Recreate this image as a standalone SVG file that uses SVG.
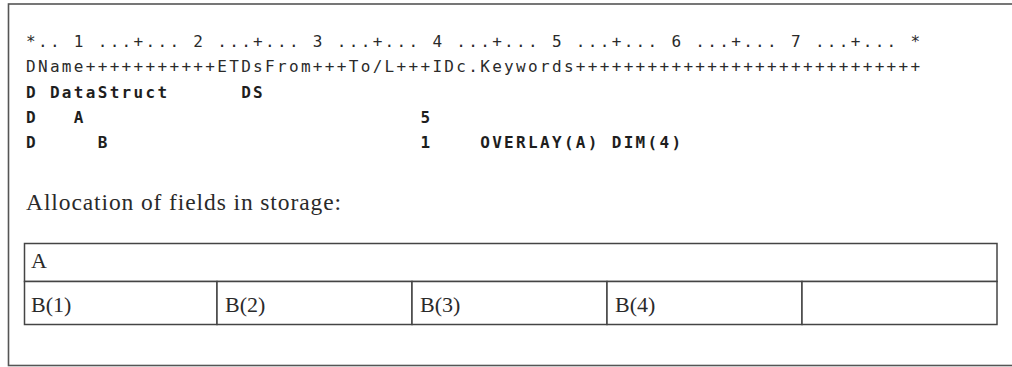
<svg xmlns="http://www.w3.org/2000/svg" width="1012" height="367" viewBox="0 0 1012 367">
<style>
.mono{font-family:"DejaVu Sans Mono","Liberation Mono",monospace;font-size:16px;letter-spacing:2.32px;fill:#2a2a2a;white-space:pre}
.b{font-weight:bold;fill:#1e1e1e}
.serif{font-family:"Liberation Serif","DejaVu Serif",serif;font-size:22px;fill:#2a2a2a}
.cap{font-size:23.5px}
.frame{fill:none;stroke:#555;stroke-width:1.6}
.cell{fill:#fff;stroke:#444;stroke-width:1.5}
</style>
<rect id="frame" class="frame" x="8.5" y="4" width="1012" height="361.5"/>
<g id="code">
<text class="mono" x="26" y="47" xml:space="preserve">*.. 1 ...+... 2 ...+... 3 ...+... 4 ...+... 5 ...+... 6 ...+... 7 ...+... *</text>
<text class="mono" x="26" y="72" xml:space="preserve">DName+++++++++++ETDsFrom+++To/L+++IDc.Keywords+++++++++++++++++++++++++++++</text>
<text class="mono b" x="26" y="98" xml:space="preserve">D DataStruct      DS</text>
<text class="mono b" x="26" y="123" xml:space="preserve">D   A                            5</text>
<text class="mono b" x="26" y="148" xml:space="preserve">D     B                          1    OVERLAY(A) DIM(4)</text>
</g>
<text id="caption" class="serif cap" x="26" y="210" textLength="315" lengthAdjust="spacing">Allocation of fields in storage:</text>
<g id="table">
<g id="cellA"><rect class="cell" x="24.5" y="243.5" width="972.5" height="38"/><text class="serif" x="31" y="268">A</text></g>
<g id="cellB1"><rect class="cell" x="24.5" y="281.5" width="192.5" height="43"/><text class="serif" x="31" y="312">B(1)</text></g>
<g id="cellB2"><rect class="cell" x="217" y="281.5" width="195" height="43"/><text class="serif" x="225" y="312">B(2)</text></g>
<g id="cellB3"><rect class="cell" x="412" y="281.5" width="195" height="43"/><text class="serif" x="420" y="312">B(3)</text></g>
<g id="cellB4"><rect class="cell" x="607" y="281.5" width="195" height="43"/><text class="serif" x="615" y="312">B(4)</text></g>
<g id="cellEmpty"><rect class="cell" x="802" y="281.5" width="195" height="43"/></g>
</g>
</svg>
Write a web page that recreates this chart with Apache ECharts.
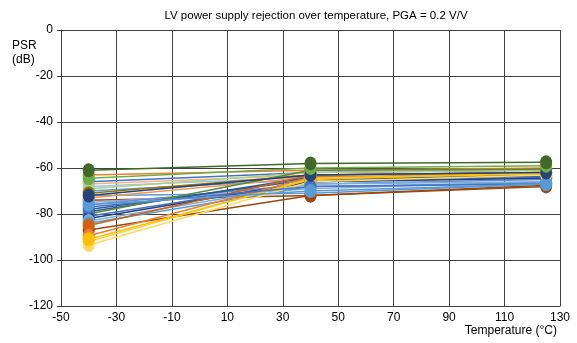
<!DOCTYPE html>
<html>
<head>
<meta charset="utf-8">
<script src="https://cdn.jsdelivr.net/npm/echarts@6/dist/echarts.min.js"></script>
<style>
    html, body { margin: 0; padding: 0; background: #fff; }
    #psr_chart { width: 577px; height: 343px; }
</style>
</head>
<body>
<div id="psr_chart"></div>
<script>
// temperatures (°C) where each unit was measured
var temps = [-40, 40, 125];

// PSR (dB) per unit, one value per temperature
var unit01 = [-74, -72, -67.5];
var unit02 = [-72, -71, -67];
var unit03 = [-63, -61, -60];
var unit04 = [-66, -62, -61];
var unit05 = [-67, -63, -62];
var unit06 = [-68, -64, -63];
var unit07 = [-70, -65, -63.5];
var unit08 = [-69, -62, -61];
var unit09 = [-71, -63, -62];
var unit10 = [-73, -64, -63];
var unit11 = [-75, -69, -66];
var unit12 = [-76, -67, -65];
var unit13 = [-87, -72, -68];
var unit14 = [-78, -65, -63.5];
var unit15 = [-79, -64, -63];
var unit16 = [-80, -61, -60.5];
var unit17 = [-81, -66, -64];
var unit18 = [-82, -66, -64.5];
var unit19 = [-83, -67, -66];
var unit20 = [-84, -68, -66.5];
var unit21 = [-85, -63, -62];
var unit22 = [-89.5, -64, -62.5];
var unit23 = [-92, -64.5, -62.5];
var unit24 = [-93.5, -66, -63];
var unit25 = [-91, -65, -62];
var unit26 = [-77, -68, -67];
var unit27 = [-76, -70, -67];
var unit28 = [-72, -63, -62];
var unit29 = [-64.5, -60, -59];
var unit30 = [-61, -58, -57.5];

var units = [unit01, unit02, unit03, unit04, unit05, unit06, unit07, unit08, unit09, unit10,
    unit11, unit12, unit13, unit14, unit15, unit16, unit17, unit18, unit19, unit20,
    unit21, unit22, unit23, unit24, unit25, unit26, unit27, unit28, unit29, unit30];

var unitColors = ['#9E480E', '#5B9BD5', '#ED7D31', '#4472C4', '#F4B183', '#9DC3E6', '#5B9BD5', '#A9D18E', '#997300', '#F1975A',
    '#8FAADC', '#698ED0', '#9E480E', '#335AA1', '#255E91', '#5A8A39', '#4472C4', '#264478', '#7CAFDD', '#5B9BD5',
    '#D26012', '#ED7D31', '#FFCD33', '#FFD966', '#FFC000', '#4472C4', '#5B9BD5', '#264478', '#70AD47', '#43682B'];

var xTicks = [-50, 130, 20];
var yTicks = [-120, 0, 20];

var font = 'Liberation Sans, Arial, sans-serif';
var psr_chart = echarts.init(document.getElementById('psr_chart'));

function getPsrOption() {
    var series = units.map(function (vals, i) {
        return {
            name: 'Unit ' + (i + 1),
            type: 'line',
            data: vals.map(function (v, j) { return [temps[j], v]; }),
            symbol: 'circle',
            symbolSize: [12, 14],
            showSymbol: true,
            lineStyle: { width: 1.5, color: unitColors[i] },
            itemStyle: { color: unitColors[i] },
            animation: false
        };
    });
    return {
        title: {
            text: 'LV power supply rejection over temperature, PGA = 0.2 V/V',
            left: 311,
            textAlign: 'center',
            top: 5,
            textStyle: {
                fontSize: 11.5,
                fontWeight: 'normal',
                color: '#000',
                fontFamily: font
            }
        },
        grid: {
            left: 61,
            right: 17,
            top: 30,
            bottom: 37
        },
        xAxis: {
            type: 'value',
            min: xTicks[0],
            max: xTicks[1],
            interval: xTicks[2],
            axisLine: { onZero: false, lineStyle: { color: '#404040', width: 1 } },
            axisTick: { show: false },
            axisLabel: {
                color: '#000',
                fontSize: 12,
                fontFamily: font,
                margin: 6
            },
            splitLine: { show: true, lineStyle: { color: '#404040', width: 1 } }
        },
        yAxis: {
            type: 'value',
            min: yTicks[0],
            max: yTicks[1],
            interval: yTicks[2],
            axisLine: { show: true, onZero: false, lineStyle: { color: '#404040', width: 1 } },
            axisTick: { show: true, length: 4, lineStyle: { color: '#404040' } },
            axisLabel: {
                color: '#000',
                fontSize: 12,
                fontFamily: font,
                margin: 8
            },
            splitLine: { show: true, lineStyle: { color: '#404040', width: 1 } }
        },
        graphic: [
            {
                type: 'text',
                left: 12,
                top: 39,
                style: {
                    text: 'PSR\n(dB)',
                    fontSize: 12,
                    lineHeight: 14,
                    fontFamily: font,
                    fill: '#000'
                }
            },
            {
                type: 'text',
                right: 20,
                top: 325,
                style: {
                    text: 'Temperature (°C)',
                    fontSize: 12,
                    fontFamily: font,
                    fill: '#000'
                }
            }
        ],
        series: series
    };
}

psr_chart.setOption(getPsrOption());
</script>
</body>
</html>
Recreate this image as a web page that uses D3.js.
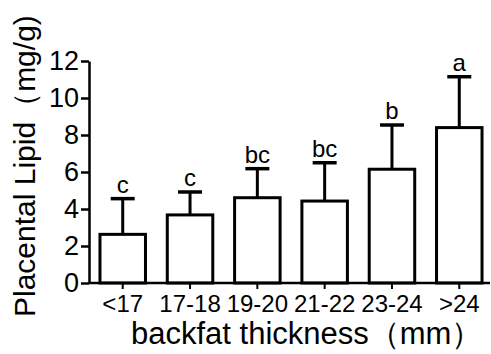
<!DOCTYPE html>
<html>
<head>
<meta charset="utf-8">
<script src="https://cdn.jsdelivr.net/npm/d3@7"></script>
<style>
  body { margin: 0; background: #fff; }
  text { font-family: "Liberation Sans", Arial, sans-serif; fill: #000; }
</style>
</head>
<body>
<div id="rootDiv"></div>
<script>
const width = 491
const height = 354

const categories = ["<17", "17-18", "19-20", "21-22", "23-24", ">24"]
const means = [2.63, 3.68, 4.61, 4.43, 6.15, 8.4]
const sds = [1.93, 1.24, 1.57, 2.07, 2.39, 2.75]
const letters = ["c", "c", "bc", "bc", "b", "a"]
const yTicks = [0, 2, 4, 6, 8, 10, 12]

const svg = d3.select("#rootDiv")
    .append("svg")
    .attr("width", width)
    .attr("height", height)

const x = d3.scaleBand()
    .domain(categories)
    .range([89, 493])
    .paddingInner(0.324)
    .paddingOuter(0.163)

const y = d3.scaleLinear()
    .domain([0, 12])
    .range([283, 61])

// bars
svg.selectAll(".bar")
    .data(categories)
    .enter()
    .append("rect")
    .attr("x", d => x(d))
    .attr("y", (d, i) => y(means[i]))
    .attr("width", x.bandwidth())
    .attr("height", (d, i) => y(0) - y(means[i]))
    .attr("fill", "#fff")
    .attr("stroke", "#000")
    .attr("stroke-width", 3)

// error bars (upper only)
const capW = 24
categories.forEach((c, i) => {
    const cx = x(c) + x.bandwidth() / 2
    const top = y(means[i] + sds[i])
    svg.append("line")
        .attr("x1", cx).attr("x2", cx)
        .attr("y1", y(means[i])).attr("y2", top)
        .attr("stroke", "#000").attr("stroke-width", 3)
    svg.append("line")
        .attr("x1", cx - capW / 2).attr("x2", cx + capW / 2)
        .attr("y1", top).attr("y2", top)
        .attr("stroke", "#000").attr("stroke-width", 3.5)
    svg.append("text")
        .attr("x", cx)
        .attr("y", top - 6)
        .attr("text-anchor", "middle")
        .style("font-size", "24px")
        .text(letters[i])
})

// y axis
const yAxis = svg.append("g")
    .attr("transform", "translate(89,0)")
    .call(d3.axisLeft(y).tickValues(yTicks).tickSize(8).tickPadding(2).tickSizeOuter(0))
yAxis.select(".domain").attr("stroke-width", 2.5)
yAxis.selectAll(".tick line").attr("stroke-width", 2.5)
yAxis.selectAll(".tick text").style("font-size", "27px").attr("fill", "#000")

// x axis
const xAxis = svg.append("g")
    .attr("transform", "translate(0,283)")
    .call(d3.axisBottom(x).tickSize(6).tickPadding(6).tickSizeOuter(0))
xAxis.select(".domain").attr("stroke-width", 2.5).attr("d", "M89,0H490")
xAxis.selectAll(".tick line").attr("stroke-width", 2)
xAxis.selectAll(".tick text").style("font-size", "24px").attr("fill", "#000")

// axis titles
svg.append("text")
    .attr("transform", "translate(35,317) rotate(-90)")
    .attr("text-anchor", "start")
    .style("font-size", "30px")
    .text("Placental Lipid（mg/g)")

svg.append("text")
    .attr("x", 131)
    .attr("y", 344)
    .attr("text-anchor", "start")
    .style("font-size", "31px")
    .text("backfat thickness（mm）")
</script>
</body>
</html>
━━━━━━
TASK DESCRIPTION
How many of the lines above include the string "that"? Answer with the number only.

EXERCISE SOLUTION
3